▶ [Stated task]
Everything in the data should be repeated exactly, save for the images.
★ ★ ★ ★ ★
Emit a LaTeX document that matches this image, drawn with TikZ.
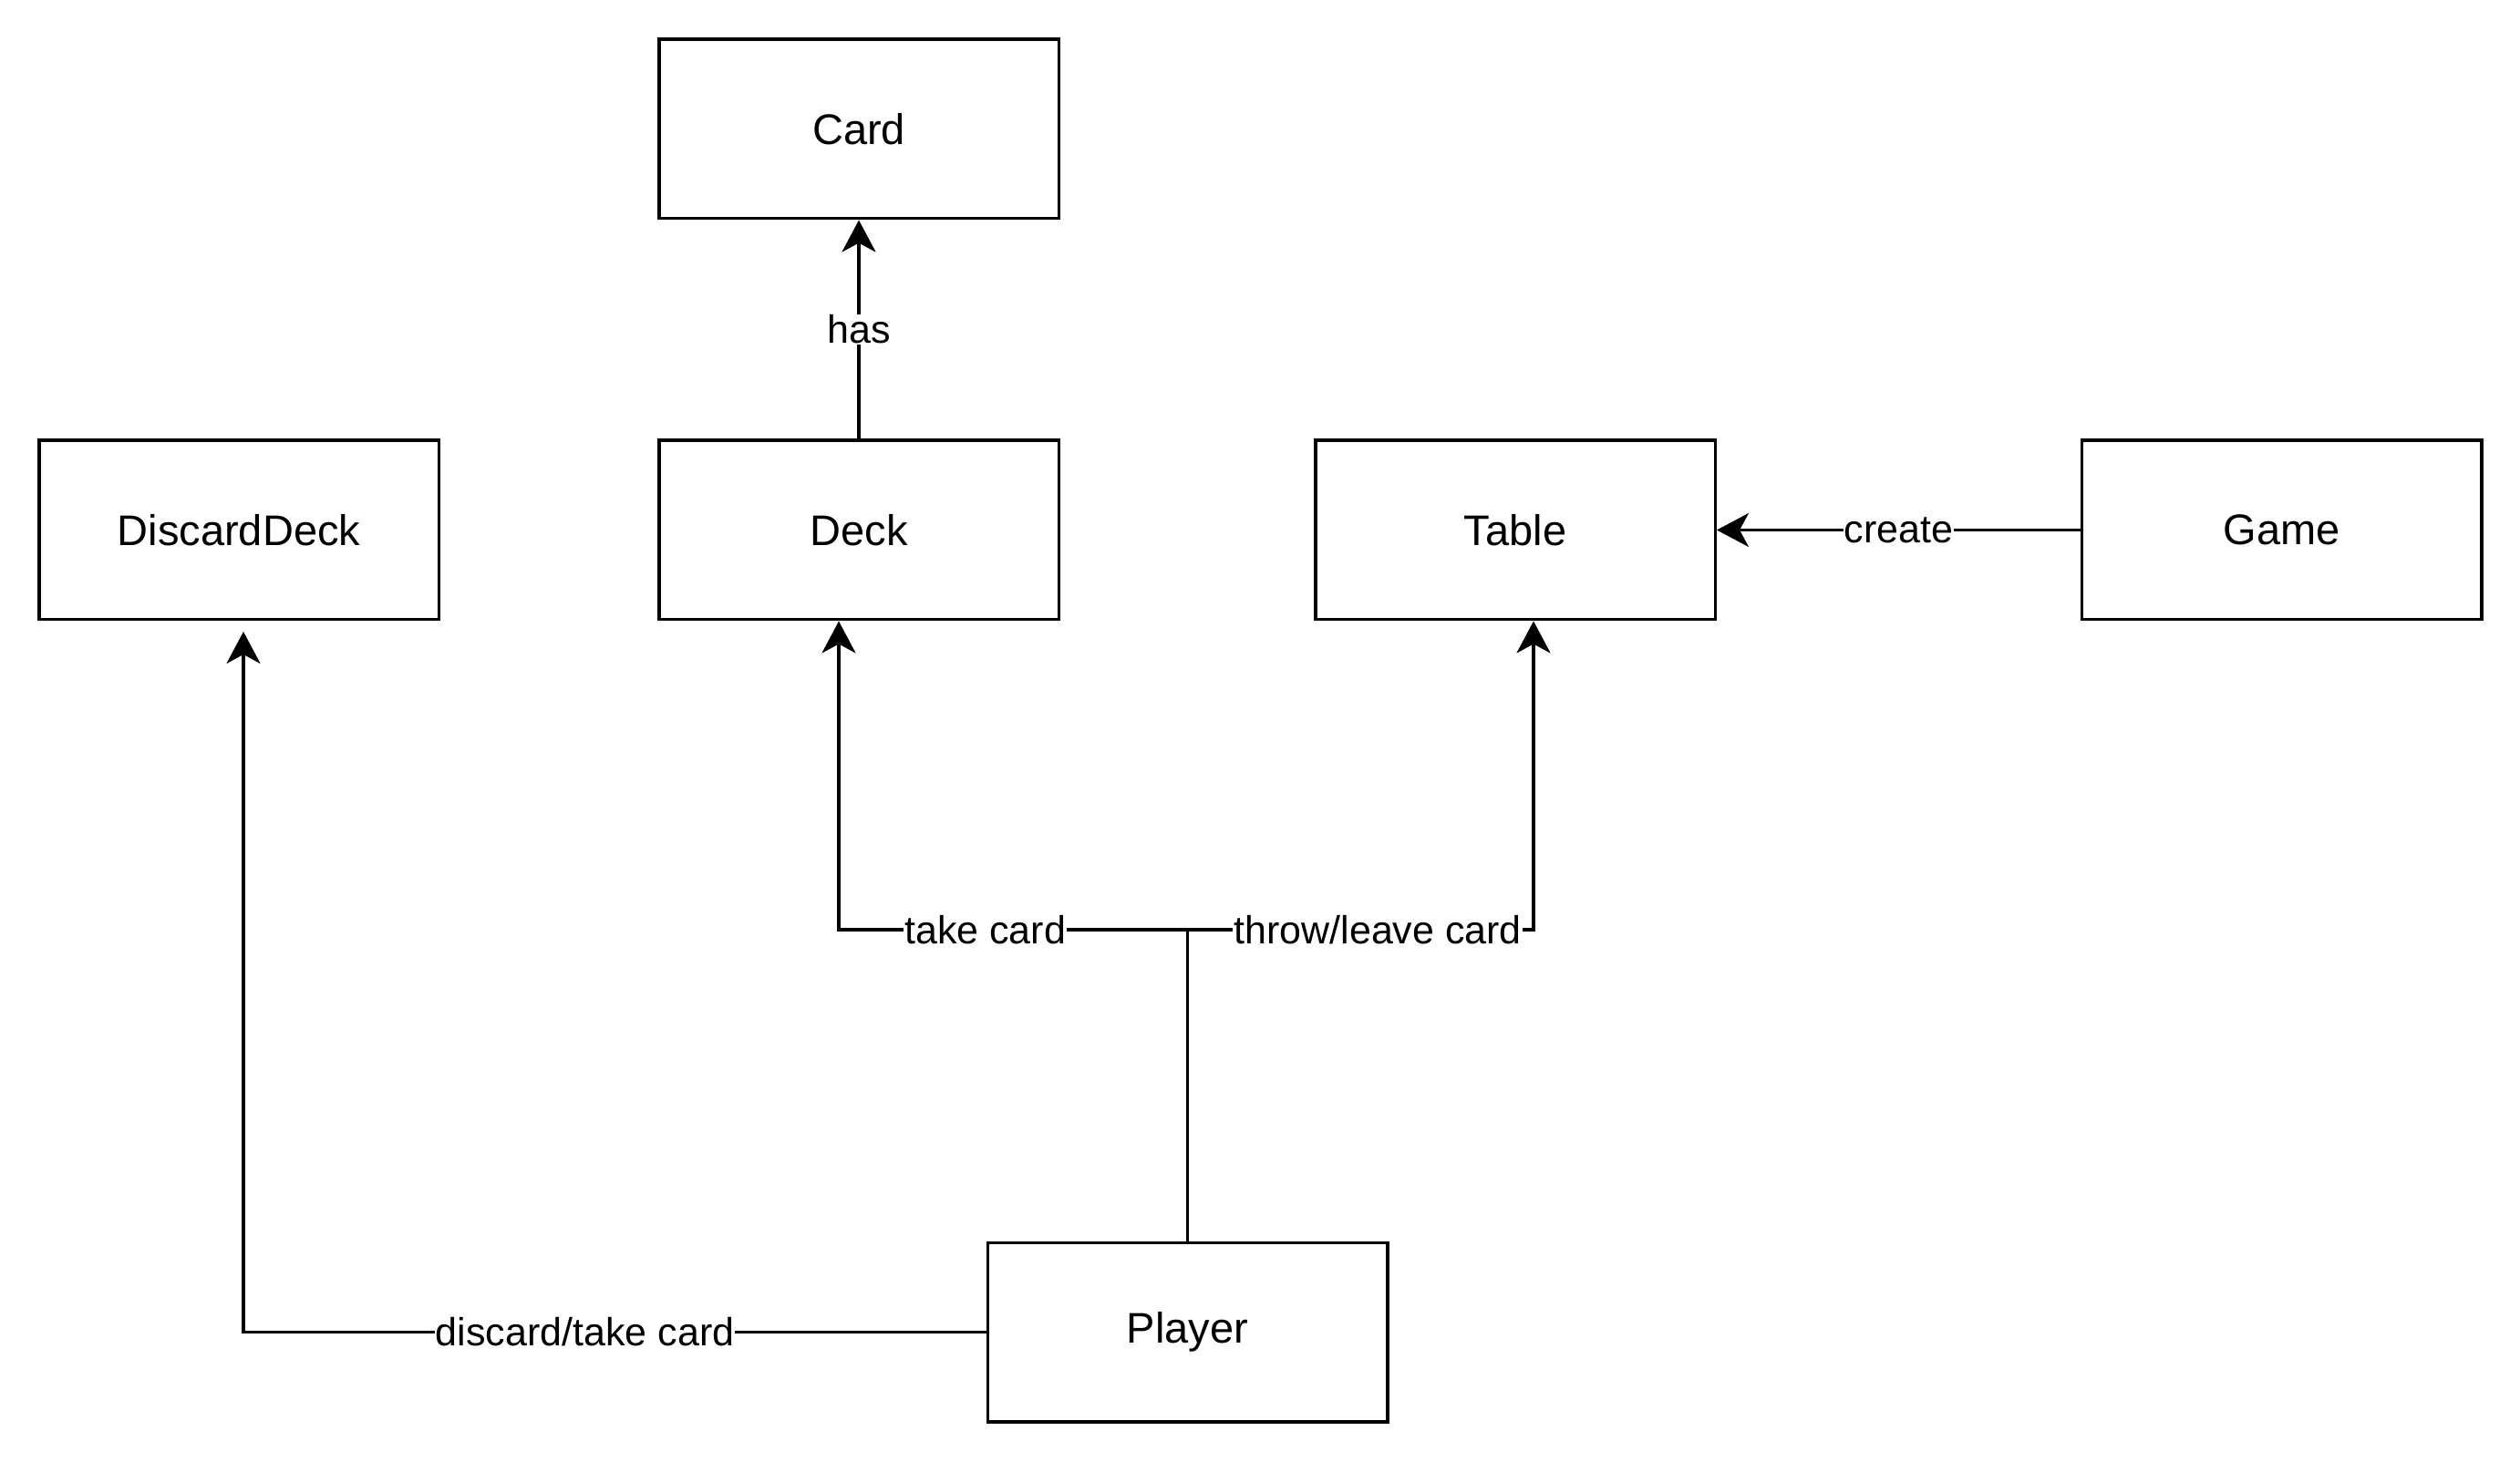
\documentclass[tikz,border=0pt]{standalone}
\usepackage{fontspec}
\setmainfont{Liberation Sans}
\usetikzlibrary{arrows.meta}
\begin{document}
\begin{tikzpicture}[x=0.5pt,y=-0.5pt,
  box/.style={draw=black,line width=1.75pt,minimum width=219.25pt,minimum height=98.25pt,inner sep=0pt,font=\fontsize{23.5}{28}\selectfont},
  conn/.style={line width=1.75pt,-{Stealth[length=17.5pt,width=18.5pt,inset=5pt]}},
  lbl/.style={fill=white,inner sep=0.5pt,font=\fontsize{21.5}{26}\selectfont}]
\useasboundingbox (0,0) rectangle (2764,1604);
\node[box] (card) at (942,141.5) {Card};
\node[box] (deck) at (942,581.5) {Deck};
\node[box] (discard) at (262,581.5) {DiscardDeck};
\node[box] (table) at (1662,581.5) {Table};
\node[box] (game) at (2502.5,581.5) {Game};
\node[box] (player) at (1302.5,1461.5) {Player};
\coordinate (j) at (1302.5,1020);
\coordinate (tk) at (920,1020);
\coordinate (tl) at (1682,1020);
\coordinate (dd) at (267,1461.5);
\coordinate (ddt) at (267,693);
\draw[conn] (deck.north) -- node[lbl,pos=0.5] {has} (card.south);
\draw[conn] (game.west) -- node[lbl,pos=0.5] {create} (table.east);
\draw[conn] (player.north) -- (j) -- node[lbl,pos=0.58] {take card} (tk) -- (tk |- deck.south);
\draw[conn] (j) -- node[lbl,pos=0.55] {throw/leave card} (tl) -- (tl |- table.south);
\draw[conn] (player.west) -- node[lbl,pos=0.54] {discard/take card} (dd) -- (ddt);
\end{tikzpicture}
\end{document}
★ ★ ★ ★ ★
▶ [Answer to this task]
Emit a LaTeX document that matches this image, drawn with TikZ.
\documentclass[tikz,border=0pt]{standalone}
\usepackage{fontspec}
\setmainfont{Liberation Sans}
\usetikzlibrary{arrows.meta}
\begin{document}
\begin{tikzpicture}[x=0.5pt,y=-0.5pt,
  box/.style={draw=black,line width=1.75pt,minimum width=219.25pt,minimum height=98.25pt,inner sep=0pt,font=\fontsize{23.5}{28}\selectfont},
  conn/.style={line width=1.75pt,-{Stealth[length=17.5pt,width=18.5pt,inset=5pt]}},
  lbl/.style={fill=white,inner sep=0.5pt,font=\fontsize{21.5}{26}\selectfont}]
\useasboundingbox (0,0) rectangle (2764,1604);
\node[box] (card) at (942,141.5) {Card};
\node[box] (deck) at (942,581.5) {Deck};
\node[box] (discard) at (262,581.5) {DiscardDeck};
\node[box] (table) at (1662,581.5) {Table};
\node[box] (game) at (2502.5,581.5) {Game};
\node[box] (player) at (1302.5,1461.5) {Player};
\coordinate (j) at (1302.5,1020);
\coordinate (tk) at (920,1020);
\coordinate (tl) at (1682,1020);
\coordinate (dd) at (267,1461.5);
\coordinate (ddt) at (267,693);
\draw[conn] (deck.north) -- node[lbl,pos=0.5] {has} (card.south);
\draw[conn] (game.west) -- node[lbl,pos=0.5] {create} (table.east);
\draw[conn] (player.north) -- (j) -- node[lbl,pos=0.58] {take card} (tk) -- (tk |- deck.south);
\draw[conn] (j) -- node[lbl,pos=0.55] {throw/leave card} (tl) -- (tl |- table.south);
\draw[conn] (player.west) -- node[lbl,pos=0.54] {discard/take card} (dd) -- (ddt);
\end{tikzpicture}
\end{document}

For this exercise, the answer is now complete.